Use something like this in C++:

  #define N (1024*1024)   #define M (1000000)   int main()   {      float data[N]; int count = 0;      for(int i = 0; i < N; i++)      {         data[i] = 1.0f * i / N;         for(int j = 0; j < M; j++)         {            data[i] = data[i] * data[i] - 0.25f;         }      }      int sel;      printf("Enter an index: ");      scanf("%d", &sel);      printf("data[%d] = %f\n", sel, data[sel]);   } 

Use something like this in CUDA/C:

  #define N (1024*1024)   #define M (1000000)    __global__ void cudakernel(float *buf)   {      int i = threadIdx.x + blockIdx.x * blockDim.x;      buf[i] = 1.0f * i / N;      for(int j = 0; j < M; j++)         buf[i] = buf[i] * buf[i] - 0.25f;   }    int main()   {      float data[N]; int count = 0;      float *d_data;      cudaMalloc(&d_data, N * sizeof(float));      cudakernel<<<N/256, 256>>>(d_data);      cudaMemcpy(data, d_data, N * sizeof(float), cudaMemcpyDeviceToHost);      cudaFree(d_data);        int sel;      printf("Enter an index: ");      scanf("%d", &sel);      printf("data[%d] = %f\n", sel, data[sel]);   } 

If that doesn't work, try making N and M bigger, or changing 256 to 128 or 512.

Answer 2

A very, very simple method would be to calculate the squares for, say, the first 100,000 integers, or a large matrix operation. Ita easy to implement and lends itself to the the GPUs strengths by avoiding branching, not requiring a stack, etc. I did this with OpenCL vs C++ awhile back and got some pretty astonishing results. (A 2GB GTX460 achieved about 40x the performance of a dual core CPU.)

Are you looking for example code, or just ideas?

Edit

The 40x was vs a dual core CPU, not a quad core.

Some pointers:

• Make sure you're not running, say, Crysis while running your benchmarks.
• Shot down all unnecessary apps and services that might be stealing CPU time.
• Make sure your kid doesn't start watching a movie on your PC while the benchmarks are running.
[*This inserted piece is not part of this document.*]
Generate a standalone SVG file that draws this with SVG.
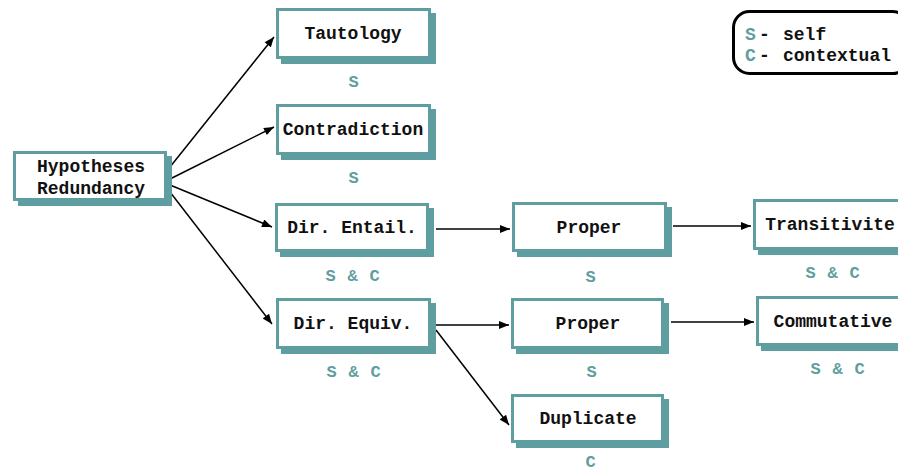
<svg xmlns="http://www.w3.org/2000/svg" width="898" height="473" viewBox="0 0 898 473">
  <defs>
    <marker id="arrow" viewBox="0 0 10 8" refX="10" refY="4" markerWidth="11" markerHeight="8" markerUnits="userSpaceOnUse" orient="auto">
      <path d="M0,0 L10,4 L0,8 z" fill="#000"/>
    </marker>
    <style>
      .shadow { fill: #5f9ea0; }
      .box { fill: #fff; stroke: #5f9ea0; stroke-width: 3; }
      .name { font-family: "Liberation Mono", "Courier New", monospace; font-weight: bold; font-size: 18px; fill: #111; text-anchor: middle; }
      .tag { font-family: "Liberation Mono", "Courier New", monospace; font-weight: bold; font-size: 17px; fill: #5f9ea0; text-anchor: middle; letter-spacing: 0.8px; }
      .edge { fill: none; stroke: #000; stroke-width: 1.5; marker-end: url(#arrow); }
      .legend-frame { fill: #fff; stroke: #000; stroke-width: 3; }
      .legend { font-family: "Liberation Mono", "Courier New", monospace; font-weight: bold; font-size: 18px; fill: #111; }
      .key { fill: #5f9ea0; }
    </style>
  </defs>

  <rect width="898" height="473" fill="#fff"/>

  <!-- connectors -->
  <g id="connectors">
    <line class="edge" x1="170" y1="167" x2="274" y2="37"/>
    <line class="edge" x1="170" y1="179" x2="274" y2="127"/>
    <line class="edge" x1="170" y1="185" x2="272" y2="227"/>
    <line class="edge" x1="170" y1="192" x2="272" y2="324"/>
    <line class="edge" x1="436" y1="229" x2="510" y2="229"/>
    <line class="edge" x1="673" y1="226" x2="751" y2="226"/>
    <line class="edge" x1="436" y1="325" x2="509" y2="325"/>
    <line class="edge" x1="436" y1="330" x2="509" y2="425"/>
    <line class="edge" x1="671" y1="322" x2="754" y2="322"/>
  </g>

  <!-- nodes -->
  <g id="hypotheses">
    <rect class="shadow" x="18" y="156" width="154" height="50"/>
    <rect class="box" x="14.5" y="152.5" width="151" height="47"/>
    <text class="name" x="91" y="172">Hypotheses</text>
    <text class="name" x="91" y="194">Redundancy</text>
  </g>

  <g id="tautology">
    <rect class="shadow" x="281" y="13" width="155" height="51"/>
    <rect class="box" x="277.5" y="9.5" width="152" height="48"/>
    <text class="name" x="353" y="39">Tautology</text>
    <text class="tag" x="354" y="87">S</text>
  </g>

  <g id="contradiction">
    <rect class="shadow" x="281" y="109" width="155" height="51"/>
    <rect class="box" x="277.5" y="105.5" width="152" height="48"/>
    <text class="name" x="353" y="135">Contradiction</text>
    <text class="tag" x="354" y="183">S</text>
  </g>

  <g id="dir-entail">
    <rect class="shadow" x="280" y="208" width="154" height="49"/>
    <rect class="box" x="276.5" y="204.5" width="151" height="46"/>
    <text class="name" x="352" y="233">Dir. Entail.</text>
    <text class="tag" x="353" y="281">S &amp; C</text>
  </g>

  <g id="dir-equiv">
    <rect class="shadow" x="281" y="303" width="155" height="51"/>
    <rect class="box" x="277.5" y="299.5" width="152" height="48"/>
    <text class="name" x="353" y="329">Dir. Equiv.</text>
    <text class="tag" x="354" y="377">S &amp; C</text>
  </g>

  <g id="proper-entail">
    <rect class="shadow" x="517" y="207" width="155" height="50"/>
    <rect class="box" x="513.5" y="203.5" width="152" height="47"/>
    <text class="name" x="589" y="233">Proper</text>
    <text class="tag" x="591" y="282">S</text>
  </g>

  <g id="transitivite">
    <rect class="shadow" x="758" y="204" width="155" height="51"/>
    <rect class="box" x="754.5" y="200.5" width="152" height="48"/>
    <text class="name" x="830" y="230">Transitivite</text>
    <text class="tag" x="833" y="278">S &amp; C</text>
  </g>

  <g id="proper-equiv">
    <rect class="shadow" x="516" y="303" width="153" height="51"/>
    <rect class="box" x="512.5" y="299.5" width="150" height="48"/>
    <text class="name" x="588" y="329">Proper</text>
    <text class="tag" x="592" y="377">S</text>
  </g>

  <g id="commutative">
    <rect class="shadow" x="761" y="301" width="154" height="50"/>
    <rect class="box" x="757.5" y="297.5" width="151" height="47"/>
    <text class="name" x="833" y="327">Commutative</text>
    <text class="tag" x="838" y="374">S &amp; C</text>
  </g>

  <g id="duplicate">
    <rect class="shadow" x="516" y="399" width="153" height="49"/>
    <rect class="box" x="512.5" y="395.5" width="150" height="46"/>
    <text class="name" x="588" y="424">Duplicate</text>
    <text class="tag" x="591" y="467">C</text>
  </g>

  <!-- key -->
  <g id="legend">
    <rect class="legend-frame" x="733.5" y="11.5" width="175" height="62" rx="16" ry="16"/>
    <text class="legend" y="40"><tspan class="key" x="745">S</tspan><tspan x="759">-</tspan><tspan x="783">self</tspan></text>
    <text class="legend" y="61"><tspan class="key" x="745">C</tspan><tspan x="759">-</tspan><tspan x="783">contextual</tspan></text>
  </g>
</svg>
Hardware MPEG decoding tends to influence the outcome. (Autoplay let my two year old start Despicable Me by inserting the disk. Yay.)

As I said in my comment response to @Paul R, consider using OpenCL as it'll easily let you run the same code on the GPU and CPU without having to reimplement it.

(These are probably pretty obvious in retrospect.)